Well the games in London have come and gone, and so has the One Movie Each Day Olympic Film Festival. While the last seventeen days have seen the greatest athletes in the world compete on the grandest of stages, in which records have fallen, I’ve been watching a lot of movies. I found it an interesting experience, watching and reviewing 17 movies (plus one TV movie) featuring The Olympics or Olympians in 17 days.
My biggest observation is that I’m surprised at the lack of movies of good movies about subject. It seems like that in any given Olympic games there are at least three or four stories that should lend themselves readily to a big-screen adaptation, and yet there are very few of these. And it’s not just that there aren’t a lot of good Olympic movies, there aren’t that many Olympic movies of any quality. This is really disappointing to me. I’m not one that generally set’s high standards for what Hollywood can produce, but given the plethora of stories that would seemingly write themselves, I really think that they can do better.

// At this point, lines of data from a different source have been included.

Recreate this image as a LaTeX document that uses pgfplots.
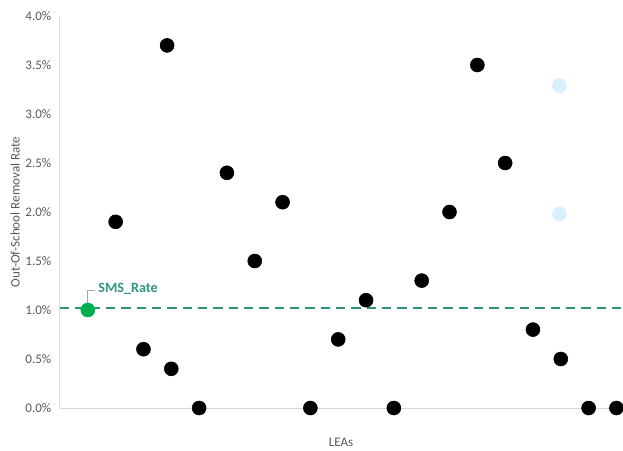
\documentclass[border=0pt]{standalone}
\usepackage{pgfplots}
\pgfplotsset{compat=1.18}
\usepackage{fontspec}
\setmainfont{Carlito}
\definecolor{axgray}{RGB}{217,217,217}
\definecolor{txtgray}{RGB}{89,89,89}
\definecolor{teal2}{RGB}{47,150,126}
\definecolor{smsgreen}{RGB}{0,176,80}
\definecolor{lightblue}{RGB}{214,241,250}
\begin{document}
\begin{tikzpicture}
\useasboundingbox (-45pt,-31.5pt) rectangle (422.25pt,306pt);
\begin{axis}[
  scale only axis,
  width=421.5pt, height=294pt,
  xmin=0, xmax=20.2,
  ymin=0, ymax=4,
  axis lines*=left,
  axis line style={axgray, line width=0.75pt},
  xtick=\empty,
  ytick={0,0.5,...,4},
  major tick length=0pt,
  yticklabel={\pgfmathprintnumber[fixed,fixed zerofill,precision=1]{\tick}\%},
  /pgf/number format/assume math mode=true,
  ticklabel style={font=\fontsize{9.8}{11}\selectfont, text=txtgray},
  yticklabel style={xshift=-3pt},
  ylabel={Out-Of-School Removal Rate},
  xlabel={LEAs},
  label style={font=\fontsize{9.8}{11}\selectfont, text=txtgray},
  ylabel style={at={(axis description cs:-0.08,0.5)}, anchor=center},
  xlabel style={at={(axis description cs:0.5,0)}, anchor=center, yshift=-26pt},
  clip=false,
]
\addplot[teal2, dashed, line width=1.5pt, dash pattern=on 7pt off 4.5pt, forget plot]
  coordinates {(0,1.02) (20.2,1.02)};
\addplot[only marks, mark=*, mark size=5.25pt, draw=black, fill=black]
  coordinates {
  (2,1.9) (3,0.6) (3.85,3.7) (4,0.4) (5,0.0) (6,2.4) (7,1.5) (8,2.1)
  (9,0.0) (10,0.7) (11,1.1) (12,0.0) (13,1.3) (14,2.0) (15,3.5) (16,2.5)
  (17,0.8) (18,0.5) (19,0.0) (20,0.0)};
\addplot[only marks, mark=*, mark size=5.25pt, draw=lightblue, fill=lightblue]
  coordinates {(17.95,3.29) (17.95,1.98)};
\addplot[only marks, mark=*, mark size=5.25pt, draw=smsgreen, fill=smsgreen]
  coordinates {(1,1.0)};
\draw[gray!70, line width=0.6pt] (axis cs:1,1.0) -- (axis cs:1,1.2) -- (axis cs:1.26,1.2);
\node[anchor=west, inner sep=0pt, text=teal2, font=\fontsize{10.6}{12}\selectfont\bfseries] at (axis cs:1.37,1.22) {SMS\_Rate};
\end{axis}
\end{tikzpicture}
\end{document}
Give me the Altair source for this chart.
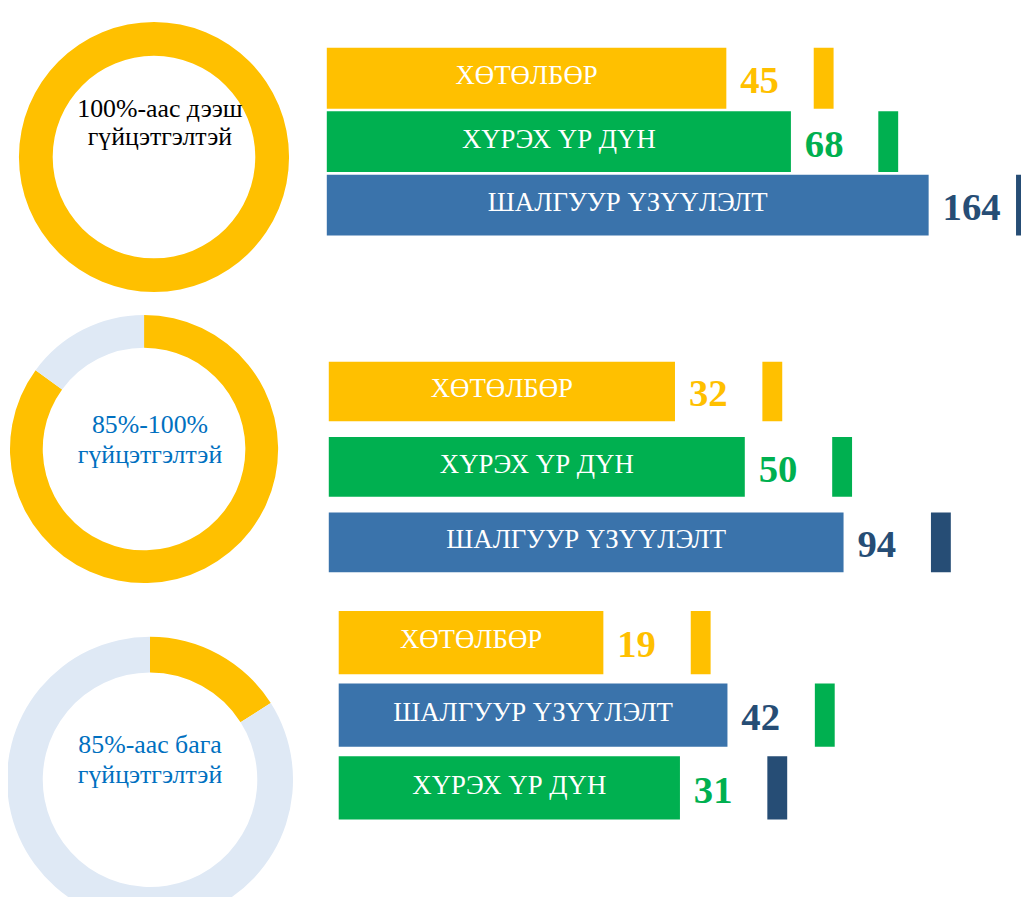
import altair as alt
import pandas as pd

# ---------------- data ----------------
cats_ab = ["ХӨТӨЛБӨР", "ХҮРЭХ ҮР ДҮН", "ШАЛГУУР ҮЗҮҮЛЭЛТ"]
cats_c = ["ХӨТӨЛБӨР", "ШАЛГУУР ҮЗҮҮЛЭЛТ", "ХҮРЭХ ҮР ДҮН"]
vals_1 = [45, 68, 164]
vals_2 = [32, 50, 94]
vals_3 = [19, 42, 31]

ring_text_1 = "100%-аас дээш\nгүйцэтгэлтэй"
ring_text_2 = "85%-100%\nгүйцэтгэлтэй"
ring_text_3 = "85%-аас бага\nгүйцэтгэлтэй"
ring_parts = ["done", "rest"]
ring_1 = [100]
ring_2 = [85, 15]
ring_3 = [16, 84]

# ---------------- style ----------------
YELLOW = "#FFC000"
GREEN = "#00B050"
BLUE = "#3A73AB"
NAVY = "#264D75"
PALE = "#DFE9F5"
TXTBLUE = "#0070C0"
FONT = "Liberation Serif"
LOGMIN = 3.5
XMAX = max(vals_1 + vals_2 + vals_3)


def ring(values, label, tcolor, w, h, cx, cy, r_out, r_in, tx, ty, lh):
    df = pd.DataFrame({"part": ring_parts[:len(values)], "v": values,
                       "k": list(range(len(values)))})
    arc = alt.Chart(df).mark_arc(radius=r_out, radius2=r_in, clip=True).encode(
        theta=alt.Theta("v:Q", stack=True),
        order=alt.Order("k:Q"),
        color=alt.Color("part:N", scale=alt.Scale(domain=ring_parts, range=[YELLOW, PALE]),
                        legend=None),
        x=alt.value(cx), y=alt.value(cy),
    )
    txt = alt.Chart(pd.DataFrame({"label": [label]})).mark_text(
        font=FONT, fontSize=26, color=tcolor, align="center", baseline="alphabetic",
        lineBreak="\n", lineHeight=lh,
    ).encode(text="label:N", x=alt.value(tx), y=alt.value(ty))
    return alt.layer(arc, txt).properties(width=w, height=h)


def bars(cats, vals, w, h, yr, pin):
    df = pd.DataFrame({"cat": cats, "v": vals, "pos": [0, 1, 2]})
    base = alt.Chart(df).transform_calculate(
        mid=f"sqrt(datum.v*{LOGMIN})", lo=f"{LOGMIN}")
    y = alt.Y("cat:N", sort=cats, axis=None,
              scale=alt.Scale(domain=cats, range=yr, paddingInner=pin, paddingOuter=0))
    xs = alt.Scale(type="log", domain=[LOGMIN, XMAX], range=[0, 606], nice=False)
    bar = base.mark_rect().encode(
        x=alt.X("lo:Q", scale=xs, axis=None), x2=alt.X2("v"), y=y,
        color=alt.Color("cat:N", scale=alt.Scale(domain=cats_ab, range=[YELLOW, GREEN, BLUE]),
                        legend=None),
    )
    tab = base.mark_rect(xOffset=88, x2Offset=108, clip=True).encode(
        x=alt.X("v:Q", scale=xs, axis=None), x2=alt.X2("v"), y=y,
        color=alt.Color("pos:O", scale=alt.Scale(domain=[0, 1, 2], range=[YELLOW, GREEN, NAVY]),
                        legend=None),
    )
    name = base.mark_text(font=FONT, fontSize=27, color="white", align="center",
                          baseline="middle", dy=-2).encode(
        x=alt.X("mid:Q", scale=xs, axis=None), y=y, text="cat:N")
    num = base.mark_text(font=FONT, fontSize=39, fontWeight="bold", align="left",
                         baseline="middle", dx=14, dy=3).encode(
        x=alt.X("v:Q", scale=xs, axis=None), y=y, text="v:Q",
        color=alt.Color("cat:N", scale=alt.Scale(domain=cats_ab, range=[YELLOW, GREEN, NAVY]),
                        legend=None),
    )
    return alt.layer(bar, tab, name, num).resolve_scale(color="independent").properties(
        width=w, height=h)


row1 = alt.hconcat(
    ring(ring_1, ring_text_1, "black", 321, 292, 147, 147, 136, 102, 153, 107, 28),
    bars(cats_ab, vals_1, 699, 292, [37, 226], 0.04),
    spacing=0,
)
row2 = alt.hconcat(
    ring(ring_2, ring_text_2, TXTBLUE, 323, 300, 137, 149, 135, 102, 143, 133, 30),
    bars(cats_ab, vals_2, 697, 300, [61, 273], 0.21),
    spacing=0,
)
row3 = alt.hconcat(
    ring(ring_3, ring_text_3, TXTBLUE, 333, 300, 143, 182, 144, 108, 143, 155, 30),
    bars(cats_c, vals_3, 687, 300, [12, 222], 0.13),
    spacing=0,
)

chart = alt.vconcat(row1, row2, row3, spacing=0).properties(padding=0).configure_view(
    stroke=None).configure_concat(spacing=0)

chart.save("out.html", embed_options={"renderer": "svg", "actions": False})
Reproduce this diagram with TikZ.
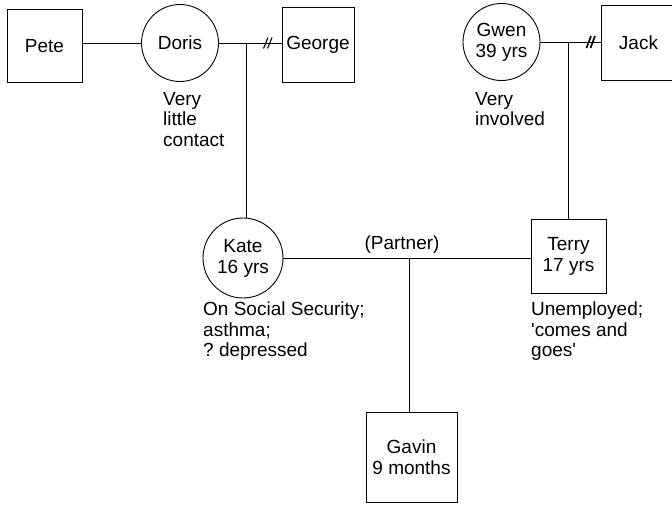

One film that I suppose could be considered a glaring omission from my list of Olympic films is Steven Spielberg’s Munich. I had originally thought I would review it at some point during these games, but after watching the two films on Steve Prefontaine, and their handling of the horrific events that marred the Munich games, I just didn’t feel my little celebration of the Olympic games was the right time to do it. The film is still on the list, and I do intend to review it sometime soon.
The films I did see were incredibly varied. There were films released as early as 1932, and as late as this year. I saw films depicting competitors in events from equestrian to swimming, from rowing to the modern pentathlon, from handball, to gymnastics. There was a terrible American movie ping pong and fantastic Korean movie about Weightlifting. And then, of course, were films that covered the full-spectrum of track and field events, there was sprinting, more sprinting, distance running (twice), the marathon, race-walking, the pentathlon, and the decathlon, and of course, even more sprinting. Of course, most of the films had American athletes as the protagonists, but the USA was joined by Olympians from Great Britain (four times), Korea (twice), Australia, China, Czechoslovakia, East Germany, and, of course the team from the Republic of Klopstokia.
This was an interesting and at times extremely frustrating way to celebrate the Olympic spirit, while continuing with One Movie Each Day. While there were three movies that I rated as “Must See” and only two that I rated as “Avoid Seeing” there were seven “Not Worth Seeing” to six that I called “Worth Seeing” so overall the mix between good and bad was dead-even. I can, if I choose to, rank the three films I rated as “Must See” to come up with the medalists from my film festival. I’d give the bronze medal to Walk, Don’t Run. The silver goes to Lifting King Kong. As great as these two movies were, the gold medal goes to Chariots of Fire. It was, in a bad piece of planning on my part, the very first movie I reviewed as a part of this festival, and nothing was able to surpass it.